Die jüngste Bauzeichnung, die aktuell existiert, stammt deshalb aus den 1930er-Jahren. Jüngster Bestandteil des mittelalterlichen Baus ist das Schiff, das im 19. Jahrhundert neu aufgemauert wurde. Jetzt machte die Neogotik alles noch ein bisschen spitzer: „Wir finden im Schiff die für das 19. Jahrhundert typischen Fenster“, sagt Sigrid
Hagenguth, eine versierte Kirchenführerin. Damals wurde das Schiff auch schmaler – jeweils ein Meter ging zu den Seiten verloren. Dafür machten die Restauratoren des 19. Jahrhunderts den Turm höher, ein Eingriff, der bei der Sanierung im 21. Jahrhundert korrigiert wurde. Inzwischen erklingt auch wieder ein dreistimmiges Glockengeläut vom Turm. Noch vor zehn Jahren herrschte hier Stille, weil die wertvolle Georgsglocke aus dem 14. Jahrhundert wegen einer Rissbildung nicht bewegt werden durfte.
Heute ist nicht nur der Glockenstuhl restauriert, mit dem Neuguss von zwei Glocken konnte das Geläut im vergangenen Jahr wieder komplettiert werden.

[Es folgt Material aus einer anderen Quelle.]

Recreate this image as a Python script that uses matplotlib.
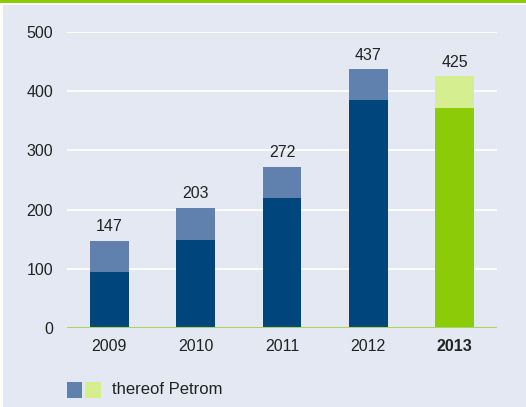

Und fast könnten die schwingenden Glocken symbolisch für die Bewegung stehen, die in den zurückliegenden Jahren in die Kirch Stücker Kirche gekommen ist: Der Turmraum kann für Versammlungen genutzt werden, durch eine Glastür fällt der Blick dabei ins wunderbar sanierte Innere des Gotteshauses. Dort ist mit einem Podest vor dem Altar ein Bühnenraum entstanden, der einer weiteren Funktion Rechnung
trägt: Als plattdeutsches kirchliches Zentrum gibt das Gotteshaus der plattdeutschen Sprache besonderen Raum, zu den plattdeutschen Gottesdiensten kommen zahlreiche weitere Veranstaltungen.